TASK OBJECTIVE
Your task is to transcribe all the entries exactly, excluding pictures.

___ INPUT

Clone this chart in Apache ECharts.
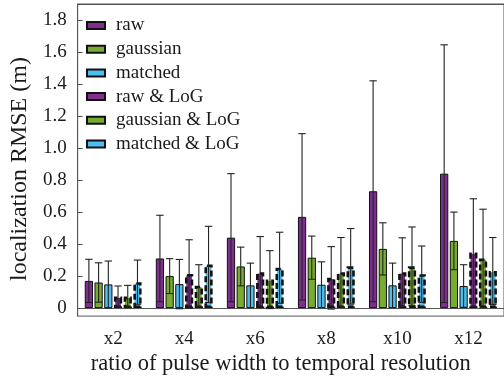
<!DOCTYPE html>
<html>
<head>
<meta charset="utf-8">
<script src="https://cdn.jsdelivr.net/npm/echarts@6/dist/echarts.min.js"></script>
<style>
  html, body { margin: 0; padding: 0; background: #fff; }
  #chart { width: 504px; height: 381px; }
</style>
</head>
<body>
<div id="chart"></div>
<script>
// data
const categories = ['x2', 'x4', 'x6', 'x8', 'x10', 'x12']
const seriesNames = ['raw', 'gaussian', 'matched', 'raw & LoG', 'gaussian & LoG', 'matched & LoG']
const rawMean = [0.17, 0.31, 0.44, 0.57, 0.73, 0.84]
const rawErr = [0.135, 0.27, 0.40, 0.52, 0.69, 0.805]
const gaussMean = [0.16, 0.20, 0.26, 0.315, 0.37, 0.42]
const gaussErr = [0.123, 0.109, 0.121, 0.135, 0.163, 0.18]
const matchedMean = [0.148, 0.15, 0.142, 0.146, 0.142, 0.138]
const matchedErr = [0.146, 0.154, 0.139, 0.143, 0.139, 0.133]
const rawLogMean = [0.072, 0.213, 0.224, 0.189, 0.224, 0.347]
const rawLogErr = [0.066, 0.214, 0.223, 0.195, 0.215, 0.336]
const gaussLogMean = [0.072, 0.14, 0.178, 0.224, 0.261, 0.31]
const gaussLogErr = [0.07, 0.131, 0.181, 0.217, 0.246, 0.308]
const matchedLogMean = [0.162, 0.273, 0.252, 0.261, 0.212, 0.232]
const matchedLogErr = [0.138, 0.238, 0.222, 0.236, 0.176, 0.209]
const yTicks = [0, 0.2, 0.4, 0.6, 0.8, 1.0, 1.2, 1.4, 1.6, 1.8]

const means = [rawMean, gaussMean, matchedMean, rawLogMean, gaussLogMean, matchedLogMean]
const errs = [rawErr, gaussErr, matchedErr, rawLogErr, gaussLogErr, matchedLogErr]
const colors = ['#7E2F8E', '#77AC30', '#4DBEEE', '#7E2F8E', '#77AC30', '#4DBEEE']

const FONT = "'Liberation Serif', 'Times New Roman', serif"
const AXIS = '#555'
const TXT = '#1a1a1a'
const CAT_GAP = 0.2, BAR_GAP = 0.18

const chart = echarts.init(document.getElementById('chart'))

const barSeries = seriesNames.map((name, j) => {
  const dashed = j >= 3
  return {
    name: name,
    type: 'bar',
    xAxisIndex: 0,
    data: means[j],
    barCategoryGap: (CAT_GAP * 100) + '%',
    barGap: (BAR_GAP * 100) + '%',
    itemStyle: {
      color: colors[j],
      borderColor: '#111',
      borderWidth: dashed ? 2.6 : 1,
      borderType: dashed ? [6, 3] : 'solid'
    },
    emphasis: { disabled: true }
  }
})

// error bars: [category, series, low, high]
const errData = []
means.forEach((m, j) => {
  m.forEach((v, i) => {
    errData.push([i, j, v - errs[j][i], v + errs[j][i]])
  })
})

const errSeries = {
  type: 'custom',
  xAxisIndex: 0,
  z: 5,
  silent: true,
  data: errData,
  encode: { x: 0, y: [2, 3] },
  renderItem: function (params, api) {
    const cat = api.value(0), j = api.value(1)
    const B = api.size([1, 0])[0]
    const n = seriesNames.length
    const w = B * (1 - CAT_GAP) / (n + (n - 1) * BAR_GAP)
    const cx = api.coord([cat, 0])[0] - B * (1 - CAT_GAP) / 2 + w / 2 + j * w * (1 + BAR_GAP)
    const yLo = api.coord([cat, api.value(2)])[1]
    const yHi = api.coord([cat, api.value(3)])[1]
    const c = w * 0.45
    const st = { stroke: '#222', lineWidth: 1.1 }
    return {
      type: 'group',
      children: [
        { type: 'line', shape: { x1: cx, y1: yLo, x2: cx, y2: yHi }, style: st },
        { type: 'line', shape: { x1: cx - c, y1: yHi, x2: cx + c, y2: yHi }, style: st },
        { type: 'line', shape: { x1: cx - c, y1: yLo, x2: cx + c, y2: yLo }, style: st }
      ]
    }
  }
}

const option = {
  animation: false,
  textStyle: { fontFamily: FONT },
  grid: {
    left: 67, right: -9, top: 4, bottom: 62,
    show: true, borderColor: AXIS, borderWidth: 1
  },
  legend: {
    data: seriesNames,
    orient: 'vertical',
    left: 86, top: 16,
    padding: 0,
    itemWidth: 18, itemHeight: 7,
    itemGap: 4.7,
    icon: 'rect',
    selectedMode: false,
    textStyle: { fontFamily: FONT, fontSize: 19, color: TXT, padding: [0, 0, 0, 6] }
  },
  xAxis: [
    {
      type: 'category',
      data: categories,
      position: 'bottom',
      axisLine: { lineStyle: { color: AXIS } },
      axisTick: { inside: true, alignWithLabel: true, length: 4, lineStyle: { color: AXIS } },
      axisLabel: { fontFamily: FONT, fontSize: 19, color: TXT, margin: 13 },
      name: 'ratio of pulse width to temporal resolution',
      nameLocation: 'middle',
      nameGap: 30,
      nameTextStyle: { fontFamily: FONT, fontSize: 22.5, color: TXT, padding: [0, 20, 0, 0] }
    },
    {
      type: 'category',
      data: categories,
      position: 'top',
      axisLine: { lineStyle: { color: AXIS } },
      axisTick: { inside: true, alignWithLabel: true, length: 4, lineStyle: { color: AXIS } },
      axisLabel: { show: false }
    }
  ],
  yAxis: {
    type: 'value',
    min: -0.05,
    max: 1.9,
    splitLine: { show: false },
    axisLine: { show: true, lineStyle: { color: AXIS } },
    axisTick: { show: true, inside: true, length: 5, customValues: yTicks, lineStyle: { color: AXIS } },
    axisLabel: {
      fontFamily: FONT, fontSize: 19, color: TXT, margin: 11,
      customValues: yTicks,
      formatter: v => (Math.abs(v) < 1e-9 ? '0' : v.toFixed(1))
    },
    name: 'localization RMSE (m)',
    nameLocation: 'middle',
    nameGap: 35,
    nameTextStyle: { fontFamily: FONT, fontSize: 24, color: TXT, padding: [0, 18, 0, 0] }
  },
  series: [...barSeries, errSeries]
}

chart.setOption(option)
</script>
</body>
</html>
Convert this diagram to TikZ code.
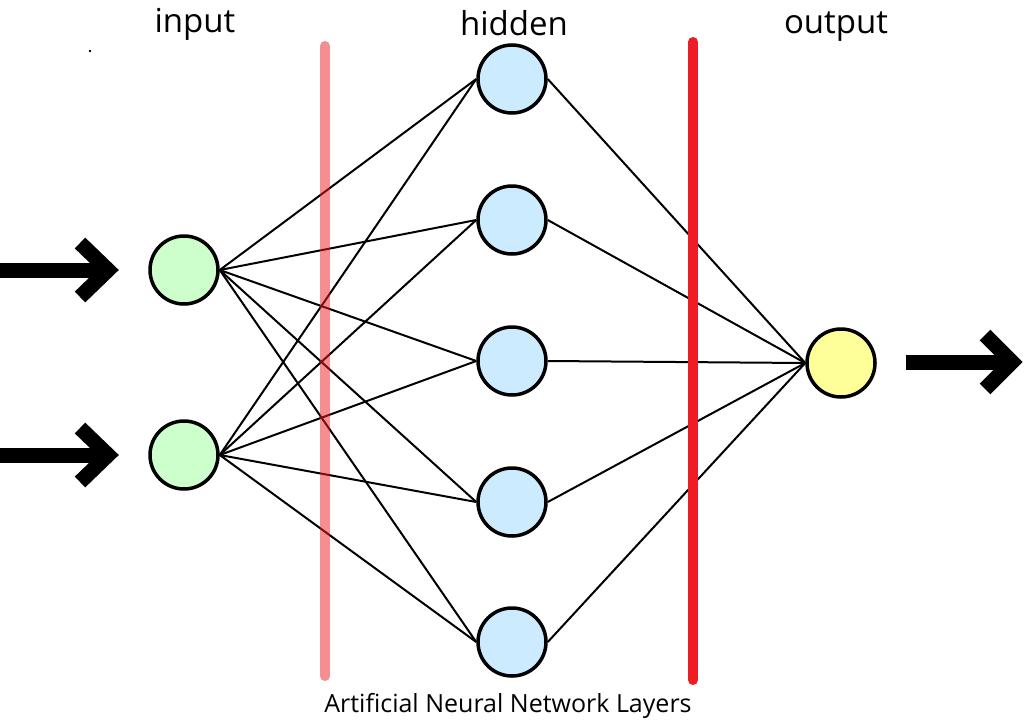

______

EXPECTED ANSWER
Clone this chart in Apache ECharts.
<!DOCTYPE html>
<html>
<head>
<meta charset="utf-8">
<script src="https://cdn.jsdelivr.net/npm/echarts@6/dist/echarts.min.js"></script>
<style>
  html, body { margin: 0; padding: 0; background: #fff; }
  #chart { width: 504px; height: 381px; }
</style>
</head>
<body>
<div id="chart"></div>
<script>
// data
const categories = ['x2', 'x4', 'x6', 'x8', 'x10', 'x12']
const seriesNames = ['raw', 'gaussian', 'matched', 'raw & LoG', 'gaussian & LoG', 'matched & LoG']
const rawMean = [0.17, 0.31, 0.44, 0.57, 0.73, 0.84]
const rawErr = [0.135, 0.27, 0.40, 0.52, 0.69, 0.805]
const gaussMean = [0.16, 0.20, 0.26, 0.315, 0.37, 0.42]
const gaussErr = [0.123, 0.109, 0.121, 0.135, 0.163, 0.18]
const matchedMean = [0.148, 0.15, 0.142, 0.146, 0.142, 0.138]
const matchedErr = [0.146, 0.154, 0.139, 0.143, 0.139, 0.133]
const rawLogMean = [0.072, 0.213, 0.224, 0.189, 0.224, 0.347]
const rawLogErr = [0.066, 0.214, 0.223, 0.195, 0.215, 0.336]
const gaussLogMean = [0.072, 0.14, 0.178, 0.224, 0.261, 0.31]
const gaussLogErr = [0.07, 0.131, 0.181, 0.217, 0.246, 0.308]
const matchedLogMean = [0.162, 0.273, 0.252, 0.261, 0.212, 0.232]
const matchedLogErr = [0.138, 0.238, 0.222, 0.236, 0.176, 0.209]
const yTicks = [0, 0.2, 0.4, 0.6, 0.8, 1.0, 1.2, 1.4, 1.6, 1.8]

const means = [rawMean, gaussMean, matchedMean, rawLogMean, gaussLogMean, matchedLogMean]
const errs = [rawErr, gaussErr, matchedErr, rawLogErr, gaussLogErr, matchedLogErr]
const colors = ['#7E2F8E', '#77AC30', '#4DBEEE', '#7E2F8E', '#77AC30', '#4DBEEE']

const FONT = "'Liberation Serif', 'Times New Roman', serif"
const AXIS = '#555'
const TXT = '#1a1a1a'
const CAT_GAP = 0.2, BAR_GAP = 0.18

const chart = echarts.init(document.getElementById('chart'))

const barSeries = seriesNames.map((name, j) => {
  const dashed = j >= 3
  return {
    name: name,
    type: 'bar',
    xAxisIndex: 0,
    data: means[j],
    barCategoryGap: (CAT_GAP * 100) + '%',
    barGap: (BAR_GAP * 100) + '%',
    itemStyle: {
      color: colors[j],
      borderColor: '#111',
      borderWidth: dashed ? 2.6 : 1,
      borderType: dashed ? [6, 3] : 'solid'
    },
    emphasis: { disabled: true }
  }
})

// error bars: [category, series, low, high]
const errData = []
means.forEach((m, j) => {
  m.forEach((v, i) => {
    errData.push([i, j, v - errs[j][i], v + errs[j][i]])
  })
})

const errSeries = {
  type: 'custom',
  xAxisIndex: 0,
  z: 5,
  silent: true,
  data: errData,
  encode: { x: 0, y: [2, 3] },
  renderItem: function (params, api) {
    const cat = api.value(0), j = api.value(1)
    const B = api.size([1, 0])[0]
    const n = seriesNames.length
    const w = B * (1 - CAT_GAP) / (n + (n - 1) * BAR_GAP)
    const cx = api.coord([cat, 0])[0] - B * (1 - CAT_GAP) / 2 + w / 2 + j * w * (1 + BAR_GAP)
    const yLo = api.coord([cat, api.value(2)])[1]
    const yHi = api.coord([cat, api.value(3)])[1]
    const c = w * 0.45
    const st = { stroke: '#222', lineWidth: 1.1 }
    return {
      type: 'group',
      children: [
        { type: 'line', shape: { x1: cx, y1: yLo, x2: cx, y2: yHi }, style: st },
        { type: 'line', shape: { x1: cx - c, y1: yHi, x2: cx + c, y2: yHi }, style: st },
        { type: 'line', shape: { x1: cx - c, y1: yLo, x2: cx + c, y2: yLo }, style: st }
      ]
    }
  }
}

const option = {
  animation: false,
  textStyle: { fontFamily: FONT },
  grid: {
    left: 67, right: -9, top: 4, bottom: 62,
    show: true, borderColor: AXIS, borderWidth: 1
  },
  legend: {
    data: seriesNames,
    orient: 'vertical',
    left: 86, top: 16,
    padding: 0,
    itemWidth: 18, itemHeight: 7,
    itemGap: 4.7,
    icon: 'rect',
    selectedMode: false,
    textStyle: { fontFamily: FONT, fontSize: 19, color: TXT, padding: [0, 0, 0, 6] }
  },
  xAxis: [
    {
      type: 'category',
      data: categories,
      position: 'bottom',
      axisLine: { lineStyle: { color: AXIS } },
      axisTick: { inside: true, alignWithLabel: true, length: 4, lineStyle: { color: AXIS } },
      axisLabel: { fontFamily: FONT, fontSize: 19, color: TXT, margin: 13 },
      name: 'ratio of pulse width to temporal resolution',
      nameLocation: 'middle',
      nameGap: 30,
      nameTextStyle: { fontFamily: FONT, fontSize: 22.5, color: TXT, padding: [0, 20, 0, 0] }
    },
    {
      type: 'category',
      data: categories,
      position: 'top',
      axisLine: { lineStyle: { color: AXIS } },
      axisTick: { inside: true, alignWithLabel: true, length: 4, lineStyle: { color: AXIS } },
      axisLabel: { show: false }
    }
  ],
  yAxis: {
    type: 'value',
    min: -0.05,
    max: 1.9,
    splitLine: { show: false },
    axisLine: { show: true, lineStyle: { color: AXIS } },
    axisTick: { show: true, inside: true, length: 5, customValues: yTicks, lineStyle: { color: AXIS } },
    axisLabel: {
      fontFamily: FONT, fontSize: 19, color: TXT, margin: 11,
      customValues: yTicks,
      formatter: v => (Math.abs(v) < 1e-9 ? '0' : v.toFixed(1))
    },
    name: 'localization RMSE (m)',
    nameLocation: 'middle',
    nameGap: 35,
    nameTextStyle: { fontFamily: FONT, fontSize: 24, color: TXT, padding: [0, 18, 0, 0] }
  },
  series: [...barSeries, errSeries]
}

chart.setOption(option)
</script>
</body>
</html>
Convert this diagram to TikZ code.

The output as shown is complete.